12 September، 2025

Master’s thesis in the College of Basic Education on (Memory in the novel The Second Flood by Fatih Abdel Salam).

The College of Basic Education at the University of Mosul discussed a master’s thesis on (Memory in the novel The Second Flood by Fateh Abdul Salam), on Thursday, September 11, 2025, in the (Umm Al-Rabi’een) Hall in the college. The Dean of the College, Assistant Professor Dr. Muhammad Yunus Al-Jarisi, the Assistant Dean for Scientific Affairs, Assistant Professor Dr. Ahmed Raad Ibrahim, the Assistant Dean for Administrative Affairs, Dr. Ammar Badr Al-Hilali, and a number of the department’s lecturers attended part of it.
The thesis, presented by the student / (Abdul Aziz Saadi Shaheen) from the Department of (Arabic Language), aimed to (reveal the mechanisms of memory in a contemporary narrative text in which the present intersects with the past in a complex narrative scene that reflects the ruptures and transformations of reality in contemporary Iraqi society).

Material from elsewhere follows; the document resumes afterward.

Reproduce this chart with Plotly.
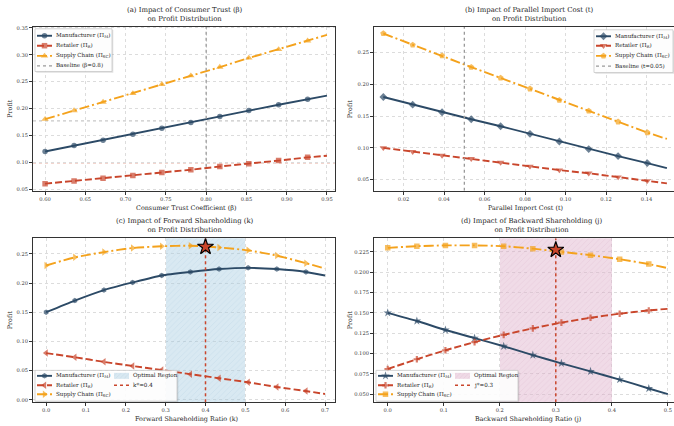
import plotly.graph_objects as go

W, H = 674, 426
FONT = "DejaVu Serif"

# ---------------- data ----------------
# (a) consumer trust coefficient beta
beta_x    = [0.600, 0.636, 0.672, 0.709, 0.745, 0.781, 0.817, 0.853, 0.890, 0.926, 0.950]
beta_manu = [0.120, 0.131, 0.141, 0.152, 0.163, 0.174, 0.185, 0.196, 0.207, 0.217, 0.224]
beta_ret  = [0.060, 0.065, 0.070, 0.075, 0.081, 0.086, 0.092, 0.097, 0.103, 0.109, 0.112]
beta_sc   = [0.180, 0.196, 0.212, 0.228, 0.245, 0.261, 0.277, 0.294, 0.310, 0.326, 0.337]
beta_baseline = 0.8
beta_ref_levels = [0.177, 0.098]

# (b) parallel import cost t
t_x    = [0.010, 0.0245, 0.039, 0.0534, 0.0679, 0.0824, 0.0969, 0.1114, 0.1259, 0.1403, 0.150]
t_manu = [0.180, 0.168, 0.156, 0.145, 0.134, 0.122, 0.110, 0.098, 0.087, 0.076, 0.068]
t_ret  = [0.100, 0.094, 0.088, 0.083, 0.077, 0.071, 0.065, 0.060, 0.054, 0.048, 0.044]
t_sc   = [0.280, 0.262, 0.245, 0.227, 0.210, 0.193, 0.175, 0.158, 0.141, 0.124, 0.114]
t_baseline = 0.05

# (c) forward shareholding k
k_x    = [0.000, 0.072, 0.145, 0.217, 0.290, 0.362, 0.434, 0.507, 0.579, 0.652, 0.700]
k_manu = [0.150, 0.170, 0.188, 0.201, 0.213, 0.219, 0.224, 0.226, 0.224, 0.219, 0.213]
k_ret  = [0.080, 0.073, 0.065, 0.058, 0.051, 0.044, 0.037, 0.030, 0.022, 0.015, 0.010]
k_sc   = [0.230, 0.244, 0.253, 0.260, 0.263, 0.264, 0.261, 0.256, 0.247, 0.234, 0.225]
k_region = [0.3, 0.5]
k_opt = 0.4
k_opt_profit = 0.262

# (d) backward shareholding j
j_x    = [0.000, 0.052, 0.103, 0.155, 0.207, 0.259, 0.310, 0.362, 0.414, 0.466, 0.500]
j_manu = [0.150, 0.140, 0.129, 0.119, 0.109, 0.098, 0.088, 0.078, 0.068, 0.057, 0.050]
j_ret  = [0.081, 0.093, 0.104, 0.114, 0.123, 0.131, 0.138, 0.144, 0.149, 0.153, 0.155]
j_sc   = [0.230, 0.232, 0.233, 0.233, 0.232, 0.229, 0.225, 0.221, 0.216, 0.210, 0.205]
j_region = [0.2, 0.4]
j_opt = 0.3
j_opt_profit = 0.2275

# ---------------- style ----------------
C_M = "#2C4A66"
C_R = "#C9462C"
C_S = "#F4A21C"
DASH_R = "7px,3px"
DASH_S = "10px,3px,2px,3px"
LW = 1.9
MS = 5.5
FS_TITLE = 6.9
FS_LABEL = 6.4
FS_TICK = 5.2
FS_LEG = 5.6

XR = {"a": [0.585, 0.960], "b": [0.0054, 0.1535], "c": [-0.033, 0.725], "d": [-0.0245, 0.511]}
YR = {"a": [0.047, 0.352], "b": [0.0326, 0.2905], "c": [-0.004, 0.2766], "d": [0.0402, 0.2417]}
XDOM_L = [33 / W, 335 / W]
XDOM_R = [374 / W, 1.0]
YDOM_T = [1 - 190 / H, 1 - 25 / H]
YDOM_B = [1 - 403 / H, 1 - 238 / H]

fig = go.Figure()


def sizes(n, ms):
    return [ms] * (n - 1) + [0]


def series(xs, ys, color, dash, symbol, ax, ms=MS, shape="linear"):
    fig.add_trace(go.Scatter(
        x=xs, y=ys, mode="lines+markers", xaxis="x" + ax, yaxis="y" + ax,
        line=dict(color=color, width=LW, dash=dash, shape=shape, smoothing=0.6),
        marker=dict(symbol=symbol, size=sizes(len(xs), ms), color=color, line=dict(width=0)),
        showlegend=False, hoverinfo="skip"))


def vline(v, yr, color, ax, width=1.3):
    fig.add_trace(go.Scatter(
        x=[v, v], y=yr, mode="lines", xaxis="x" + ax, yaxis="y" + ax,
        line=dict(color=color, width=width, dash="dot"), showlegend=False, hoverinfo="skip"))


def region(bounds, yr, color, fg, ax):
    fig.add_trace(go.Bar(
        x=[(bounds[0] + bounds[1]) / 2], y=[yr[1] - yr[0]], base=[yr[0]],
        width=[bounds[1] - bounds[0]], xaxis="x" + ax, yaxis="y" + ax,
        marker=dict(color=color, line=dict(width=0),
                    pattern=dict(shape="/", fgcolor=fg, size=4, solidity=0.12, fillmode="overlay")),
        showlegend=False, hoverinfo="skip"))


def star(x, y, ax):
    fig.add_trace(go.Scatter(
        x=[x], y=[y], mode="markers", xaxis="x" + ax, yaxis="y" + ax,
        marker=dict(symbol="star", size=12, color=C_R, line=dict(color="black", width=1.2)),
        showlegend=False, hoverinfo="skip"))


C_BLUE_REG = "rgba(165,202,224,0.42)"
C_BLUE_HATCH = "rgba(120,168,200,0.5)"
C_PINK_REG = "rgba(222,175,202,0.45)"
C_PINK_HATCH = "rgba(195,130,168,0.5)"
region(k_region, YR["c"], C_BLUE_REG, C_BLUE_HATCH, "3")
region(j_region, YR["d"], C_PINK_REG, C_PINK_HATCH, "4")

# (a)
series(beta_x, beta_manu, C_M, "solid", "circle", "")
series(beta_x, beta_ret, C_R, DASH_R, "square", "")
series(beta_x, beta_sc, C_S, DASH_S, "triangle-up", "", ms=6.5)
vline(beta_baseline, YR["a"], "#9a9a9a", "")
# (b)
series(t_x, t_manu, C_M, "solid", "diamond", "2", ms=6)
series(t_x, t_ret, C_R, DASH_R, "triangle-down", "2", ms=6.5)
series(t_x, t_sc, C_S, DASH_S, "pentagon", "2", ms=6.5)
vline(t_baseline, YR["b"], "#9a9a9a", "2")
# (c)
series(k_x, k_manu, C_M, "solid", "hexagon", "3", shape="spline")
series(k_x, k_ret, C_R, DASH_R, "triangle-left", "3", ms=6.5, shape="spline")
series(k_x, k_sc, C_S, DASH_S, "triangle-right", "3", ms=6.5, shape="spline")
vline(k_opt, YR["c"], C_R, "3", width=1.5)
star(k_opt, k_opt_profit, "3")
# (d)
series(j_x, j_manu, C_M, "solid", "star", "4", ms=6.5, shape="spline")
series(j_x, j_ret, C_R, DASH_R, "cross", "4", ms=5.5, shape="spline")
series(j_x, j_sc, C_S, DASH_S, "square", "4", ms=5.5, shape="spline")
vline(j_opt, YR["d"], C_R, "4", width=1.5)
star(j_opt, j_opt_profit, "4")

# horizontal reference levels in (a)
shapes = []
for lvl, col in zip(beta_ref_levels, ["rgba(130,130,130,0.45)", "rgba(220,130,110,0.45)"]):
    shapes.append(dict(type="line", xref="x domain", yref="y", x0=0, x1=1, y0=lvl, y1=lvl,
                       line=dict(color=col, width=1.1, dash="dot"), layer="below"))

# ---------------- custom legends (pixel overlay axis) ----------------
annotations = []


def leg_box(x0, y0, x1, y1):
    for dx, col, lc in [(1.3, "rgba(0,0,0,0.12)", "rgba(0,0,0,0)"), (0, "rgba(255,255,255,0.92)", "#c8c8c8")]:
        fig.add_trace(go.Scatter(
            x=[x0 + dx, x1 + dx, x1 + dx, x0 + dx, x0 + dx],
            y=[y0 + dx, y0 + dx, y1 + dx, y1 + dx, y0 + dx],
            mode="lines", fill="toself", fillcolor=col, line=dict(color=lc, width=0.8),
            xaxis="x5", yaxis="y5", showlegend=False, hoverinfo="skip"))


def leg_text(x, y, text):
    annotations.append(dict(x=x, y=y, xref="x5", yref="y5", text=text, showarrow=False,
                            xanchor="left", yanchor="middle", borderpad=0,
                            font=dict(family=FONT, size=FS_LEG, color="#222")))


def leg_line(x, y, text, color, dash, symbol=None, ms=MS, width=LW):
    if symbol is None:
        fig.add_trace(go.Scatter(x=[x, x + 15], y=[y, y], mode="lines",
                                 line=dict(color=color, width=width, dash=dash),
                                 xaxis="x5", yaxis="y5", showlegend=False, hoverinfo="skip"))
    else:
        fig.add_trace(go.Scatter(x=[x, x + 7.5, x + 15], y=[y, y, y], mode="lines+markers",
                                 line=dict(color=color, width=width, dash=dash),
                                 marker=dict(symbol=symbol, size=[0, ms, 0], color=color, line=dict(width=0)),
                                 xaxis="x5", yaxis="y5", showlegend=False, hoverinfo="skip"))
    leg_text(x + 18, y, text)


def leg_patch(x, y, text, color, fg):
    fig.add_trace(go.Scatter(x=[x, x + 15, x + 15, x, x], y=[y - 3, y - 3, y + 3, y + 3, y - 3],
                             mode="lines", fill="toself", fillcolor=color, line=dict(width=0, color=color),
                             fillpattern=dict(shape="/", fgcolor=fg, size=3, solidity=0.15, fillmode="overlay"),
                             xaxis="x5", yaxis="y5", showlegend=False, hoverinfo="skip"))
    leg_text(x + 18, y, text)


L_M = "Manufacturer (Π<sub>M</sub>)"
L_R = "Retailer (Π<sub>R</sub>)"
L_S = "Supply Chain (Π<sub>SC</sub>)"

# (a)
leg_box(35, 27, 112, 70)
leg_line(37, 34, L_M, C_M, "solid", "circle")
leg_line(37, 44, L_R, C_R, DASH_R, "square")
leg_line(37, 54.3, L_S, C_S, DASH_S, "triangle-up", ms=6.5)
leg_line(37, 64.3, "Baseline (β=0.8)", "#9a9a9a", "dot", width=1.3)
# (b)
leg_box(594, 28, 673, 71)
leg_line(596, 34.5, L_M, C_M, "solid", "diamond", ms=6)
leg_line(596, 44, L_R, C_R, DASH_R, "triangle-down", ms=6.5)
leg_line(596, 54.3, L_S, C_S, DASH_S, "pentagon", ms=6.5)
leg_line(596, 64.5, "Baseline (t=0.05)", "#9a9a9a", "dot", width=1.3)
# (c)
leg_box(35, 371, 177, 402)
leg_line(37, 376.5, L_M, C_M, "solid", "hexagon")
leg_line(37, 386, L_R, C_R, DASH_R, "triangle-left", ms=6.5)
leg_line(37, 395, L_S, C_S, DASH_S, "triangle-right", ms=6.5)
leg_patch(114, 376.5, "Optimal Region", C_BLUE_REG, C_BLUE_HATCH)
leg_line(114, 386, "k*=0.4", C_R, "dot", width=1.5)
# (d)
leg_box(376, 371, 518, 402)
leg_line(378, 376.5, L_M, C_M, "solid", "star", ms=6.5)
leg_line(378, 386, L_R, C_R, DASH_R, "cross")
leg_line(378, 395, L_S, C_S, DASH_S, "square")
leg_patch(455, 376.5, "Optimal Region", C_PINK_REG, C_PINK_HATCH)
leg_line(455, 386, "j*=0.3", C_R, "dot", width=1.5)

# ---------------- titles and axis labels ----------------
titles = [
    ("(a) Impact of Consumer Trust (β)<br>on Profit Distribution", 185, 3),
    ("(b) Impact of Parallel Import Cost (t)<br>on Profit Distribution", 529, 3),
    ("(c) Impact of Forward Shareholding (k)<br>on Profit Distribution", 185, 216),
    ("(d) Impact of Backward Shareholding (j)<br>on Profit Distribution", 531, 216),
]
for txt, cx, ty in titles:
    annotations.append(dict(x=cx / W, y=1 - ty / H, xref="paper", yref="paper", text=txt,
                            showarrow=False, xanchor="center", yanchor="top", borderpad=0,
                            font=dict(family=FONT, size=FS_TITLE, color="#222")))

xlabels = [
    ("Consumer Trust Coefficient (β)", 186, 207),
    ("Parallel Import Cost (t)", 525, 207),
    ("Forward Shareholding Ratio (k)", 186, 419.5),
    ("Backward Shareholding Ratio (j)", 528, 419.5),
]
for txt, cx, cy in xlabels:
    annotations.append(dict(x=cx / W, y=1 - cy / H, xref="paper", yref="paper", text=txt,
                            showarrow=False, xanchor="center", yanchor="middle", borderpad=0,
                            font=dict(family=FONT, size=FS_LABEL, color="#222")))

for cx, cy in [(10, 107.5), (350, 108), (10, 320.5), (350, 320.5)]:
    annotations.append(dict(x=cx / W, y=1 - cy / H, xref="paper", yref="paper", text="Profit",
                            showarrow=False, xanchor="center", yanchor="middle", textangle=-90,
                            borderpad=0, font=dict(family=FONT, size=FS_LABEL, color="#222")))


# ---------------- axes ----------------
def ax_common(rng, dom, anchor, dtick, tick0, fmt, mirror=True):
    return dict(range=rng, domain=dom, anchor=anchor, dtick=dtick, tick0=tick0, tickformat=fmt,
                showline=True, linecolor="#333333", linewidth=0.9, mirror=mirror,
                ticks="outside", ticklen=3, tickwidth=0.8, tickcolor="#333333",
                tickfont=dict(family=FONT, size=FS_TICK, color="#333"),
                showgrid=True, gridcolor="#dcdcdc", gridwidth=0.6, griddash="dot", zeroline=False)


layout = dict(
    width=W, height=H, margin=dict(l=0, r=0, t=0, b=0),
    paper_bgcolor="white", plot_bgcolor="rgba(0,0,0,0)", showlegend=False,
    xaxis=ax_common(XR["a"], XDOM_L, "y", 0.05, 0.6, ".2f"),
    yaxis=ax_common(YR["a"], YDOM_T, "x", 0.05, 0.05, ".2f"),
    xaxis2=ax_common(XR["b"], XDOM_R, "y2", 0.02, 0.02, ".2f"),
    yaxis2=ax_common(YR["b"], YDOM_T, "x2", 0.05, 0.05, ".2f", mirror=False),
    xaxis3=ax_common(XR["c"], XDOM_L, "y3", 0.1, 0.0, ".1f"),
    yaxis3=ax_common(YR["c"], YDOM_B, "x3", 0.05, 0.0, ".2f"),
    xaxis4=ax_common(XR["d"], XDOM_R, "y4", 0.1, 0.0, ".1f"),
    yaxis4=ax_common(YR["d"], YDOM_B, "x4", 0.025, 0.05, ".3f", mirror=False),
    xaxis5=dict(domain=[0, 1], range=[0, W], anchor="y5", visible=False, fixedrange=True),
    yaxis5=dict(domain=[0, 1], range=[H, 0], anchor="x5", visible=False, fixedrange=True),
    shapes=shapes, annotations=annotations, bargap=0,
)
layout["xaxis2"]["mirror"] = True
layout["xaxis4"]["mirror"] = True
fig.update_layout(**layout)

fig.write_html("out.html", config={"displayModeBar": False},
               post_script="document.body.style.margin='0px';document.body.style.padding='0px';")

The study addressed several axes, including: (Stating the methods of this novel’s work on restoring history and its biological and psychological effects, and on highlighting the popular heritage, including its values, beliefs, relationships, and professions, and on depicting the spatiotemporal structure in its tension and intertwining with events, so that memory then becomes a comprehensive framework that explains the Iraqi person’s experience and formulates his cultural identity.
The study reached several results, including: (The employment of memory, especially collective memory, by novelists is a central mechanism in representing and embodying reality, and reconstructing the collective experience. When novelists turn in their narratives to invoking memory or working on it in their creative works, they did not mean it as a technical or artistic choice only, but rather as the deepest and most ideal means of expressing societal issues, embodying its problems, and understanding its historical transformations.
When the novel establishes its structure on memory, it allows the narrative a wide time that enables the novelist to invoke tragedy, internalize transformations, and condemn what is unspoken in Collective awareness is more effective than using the present narrative tense.
The discussion committee was chaired by Professor Dr. Muhammad Jawad Ali, and included Assistant Professor Dr. Faiza Muhammad Al-Mashhadani, Assistant Professor Dr. Salem Najm Abdullah, and Professor Dr. Muhammad Sabir Obaid as members and supervisors.